Subversion simply numbers each version, or revision, sequentially, so you’ll see versions 1, 2, 3, and so on.  I recently noticed that one of our six year old projects is up to revision twelve thousand and something.  That means that on average, a new snapshot was saved once each business hour over the life of the project.

Before I move on, there are two more points to mention.  First, you don’t have to check out and commit the whole repository at a time.  You can work with any subdirectory you want.  That’s good for dividing up different kinds of work in a project that have little interaction, and it enables the management techniques I’ll be talking about in a minute.  Second, you can’t really commit “whenever you want”.  You can only commit if nobody else has changed the same files you changed since your last checkout.  Otherwise, you need to do another checkout first, and possibly manually resolve any conflicts between your changes and the other folks’ changes.  That sounds like a potential problem to a lot of people (including me) but in practice it works great.

Handling a Release

When you’re ready for a release, all you need to do is note the version number you’re building and packaging from.  That way, if you need to get that exact code back for support or maintenance, it’s extremely easy.  But it could be even easier.  Since you can work on subdirectories of your repository instead of the entire thing, just structure it a bit differently.  Don’t put your source code at the repository root, but in a subdirectory.  That subdirectory is conventionally called the trunk.  To do this, when you first create the repository immediately create a subdirectory called trunk.  Then instead of ever checking out the whole repository, just check out the trunk subdirectory.

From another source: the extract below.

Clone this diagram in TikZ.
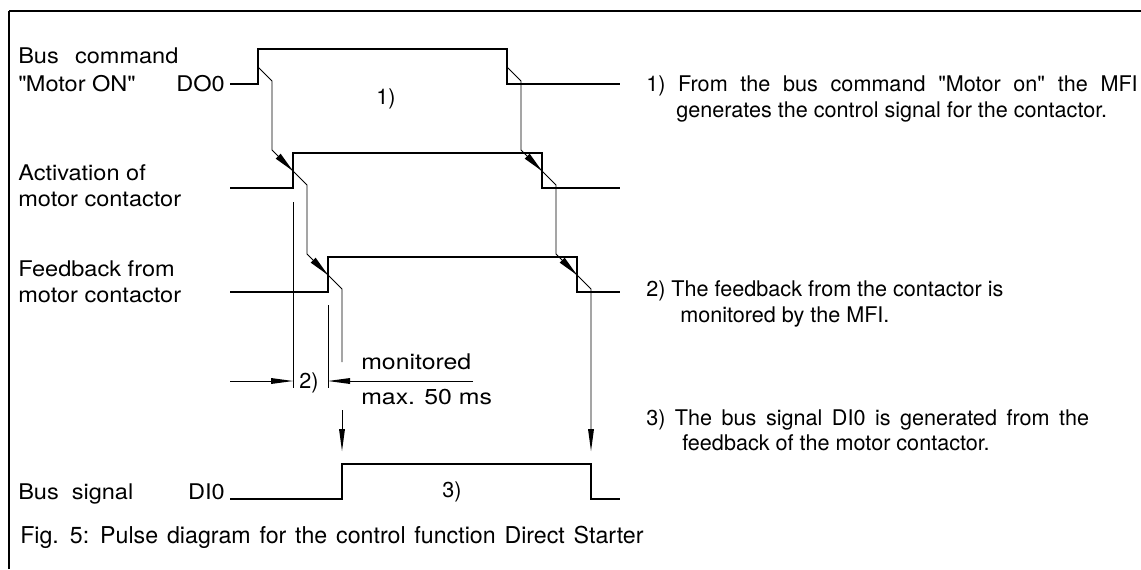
\documentclass[tikz,border=0pt]{standalone}
\usepackage{fontspec}
\setmainfont{TeX Gyre Heros}
\newfontfamily\widefont[FakeStretch=1.09]{TeX Gyre Heros}
\newfontfamily\widerfont[FakeStretch=1.15]{TeX Gyre Heros}

\begin{document}
\begin{tikzpicture}[x=0.75pt,y=0.75pt,yscale=-1,xscale=1,
	signal/.style={line width=1.6pt},
	cause/.style={line width=0.7pt},
	arrhead/.style={fill=black,line width=0.3pt},
	txt/.style={inner sep=0pt,font=\fontsize{16.2}{19}\selectfont},
	lbl/.style={inner sep=0pt,font=\widefont\fontsize{16.2}{19}\selectfont},
	dimtxt/.style={inner sep=0pt,font=\widerfont\fontsize{16.2}{19}\selectfont},
	captxt/.style={inner sep=0pt,font={\fontsize{17.4}{21}\selectfont\spaceskip=0.38em\relax}}]
				\useasboundingbox (0,0) rectangle (1141,569);

				%Frame
				\draw [line width=1.1pt]  (9,569) -- (9,11) ;
				\draw [line width=1.5pt]  (9,11) -- (1141,11) ;

				%Signal DO0
				\draw [signal]  (230,84) -- (258,84) -- (258,49) -- (507,49) -- (507,84) -- (620,84) ;
				%Signal contactor activation
				\draw [signal]  (230,188) -- (293,188) -- (293,153) -- (542,153) -- (542,188) -- (620,188) ;
				%Signal contactor feedback
				\draw [signal]  (230,292) -- (328,292) -- (328,257) -- (577,257) -- (577,292) -- (620,292) ;
				%Signal DI0
				\draw [signal]  (230,499) -- (342,499) -- (342,464) -- (591,464) -- (591,499) -- (620,499) ;

				%Switch-on chain
				\draw [cause]  (258,67) -- (272,81) -- (272,150) -- (307,185) -- (307,254) -- (342,289) -- (342,362) ;
				\fill [arrhead, shift={(293,171)}, rotate=225]  (0,0) -- (21,-3.5) -- (21,3.5) -- cycle ;
				\fill [arrhead, shift={(328,275)}, rotate=225]  (0,0) -- (21,-3.5) -- (21,3.5) -- cycle ;
				\draw [cause]  (342,410) -- (342,440) ;
				\fill [arrhead, shift={(342,451)}, rotate=270]  (0,0) -- (22,-3) -- (22,3) -- cycle ;

				%Switch-off chain
				\draw [cause]  (507,67) -- (521,81) -- (521,150) -- (556,185) -- (556,254) -- (591,289) -- (591,440) ;
				\fill [arrhead, shift={(542,171)}, rotate=225]  (0,0) -- (21,-3.5) -- (21,3.5) -- cycle ;
				\fill [arrhead, shift={(577,275)}, rotate=225]  (0,0) -- (21,-3.5) -- (21,3.5) -- cycle ;
				\fill [arrhead, shift={(591,451)}, rotate=270]  (0,0) -- (22,-3) -- (22,3) -- cycle ;

				%Monitoring window
				\draw [cause]  (293,202) -- (293,388) ;
				\draw [cause]  (328,305) -- (328,388) ;
				\draw [cause]  (230,381) -- (280,381) ;
				\fill [arrhead, shift={(293,381)}, rotate=180]  (0,0) -- (22,-3) -- (22,3) -- cycle ;
				\draw [cause]  (473,381) -- (340,381) ;
				\fill [arrhead, shift={(328,381)}, rotate=0]  (0,0) -- (22,-3) -- (22,3) -- cycle ;

				% Text Node
				\draw (18,63) node [anchor=base west][lbl] (lblcmd) {Bus\hspace{0.75em}command};
				% Text Node
				\draw (18,91) node [anchor=base west][lbl] (lblon) {\textquotedbl Motor ON\textquotedbl};
				% Text Node
				\draw (225,91) node [anchor=base east][lbl] (lbldo) {DO0};
				% Text Node
				\draw (18,180) node [anchor=base west][lbl] (lblact) {Activation of};
				% Text Node
				\draw (18,206) node [anchor=base west][lbl] (lblactb) {motor contactor};
				% Text Node
				\draw (18,276) node [anchor=base west][lbl] (lblfb) {Feedback from};
				% Text Node
				\draw (18,302) node [anchor=base west][lbl] (lblfbb) {motor contactor};
				% Text Node
				\draw (18,499) node [anchor=base west][lbl] (lblbus) {Bus\hspace{0.6em}signal};
				% Text Node
				\draw (225,499) node [anchor=base east][lbl] (lbldi) {DI0};

				% Text Node
				\draw (386,104) node [anchor=base][txt] (mark1) {1)};
				% Text Node
				\draw (309,388) node [anchor=base][txt] (mark2) {2)};
				% Text Node
				\draw (452,497) node [anchor=base][txt] (mark3) {3)};
				% Text Node
				\draw (361,369) node [anchor=base west][dimtxt] (mon) {monitored};
				% Text Node
				\draw (361,404) node [anchor=base west][dimtxt] (maxms) {max. 50 ms};

				% Text Node
				\draw (646,91) node [anchor=base west][txt, font={\fontsize{16.2}{19}\selectfont\spaceskip=0.59em\relax}] (note1) {1) From the bus command \textquotedbl Motor on\textquotedbl{} the MFI};
				% Text Node
				\draw (676,117) node [anchor=base west][txt] (note1b) {generates the control signal for the contactor.};
				% Text Node
				\draw (646,296) node [anchor=base west][txt] (note2) {2) The feedback from the contactor is};
				% Text Node
				\draw (680,322) node [anchor=base west][txt] (note2b) {monitored by the MFI.};
				% Text Node
				\draw (646,425) node [anchor=base west][txt, font={\fontsize{16.2}{19}\selectfont\spaceskip=0.44em\relax}] (note3) {3) The bus signal DI0 is generated from the};
				% Text Node
				\draw (682,450) node [anchor=base west][txt] (note3b) {feedback of the motor contactor.};

				% Text Node
				\draw (20,543) node [anchor=base west][captxt] (caption) {Fig. 5: Pulse diagram for the control function Direct Starter};

\end{tikzpicture}
\end{document}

The advantage of this is that you can now create a directory sibling to trunk, which will contain copies of all your releases.  By convention, this directory is called tags.  When you are ready to release your code, you copy the entire trunk directory tree to a new child of the tags directory.  Let’s say this release is going to be for 2.1beta2.  The your repository will look something like:

Repository
   |
   +--trunk
   |    |
   |    +--your latest source tree
   |
   +--tags
        |
        +--2.1beta2
              |
              +--snapshot of trunk contents at time of release

Don’t worry about the storage needed to keep this new copy.  Remember, Subversion already needs to keep track of every version of your source tree, and it’s smart enough to store this new “copy” of a snapshot using almost no actual storage.  But even if it needed to use up enough space for a whole new copy, it would be worth it.  Storage is plentiful, and anything that helps you manage the history of your product’s source is priceless.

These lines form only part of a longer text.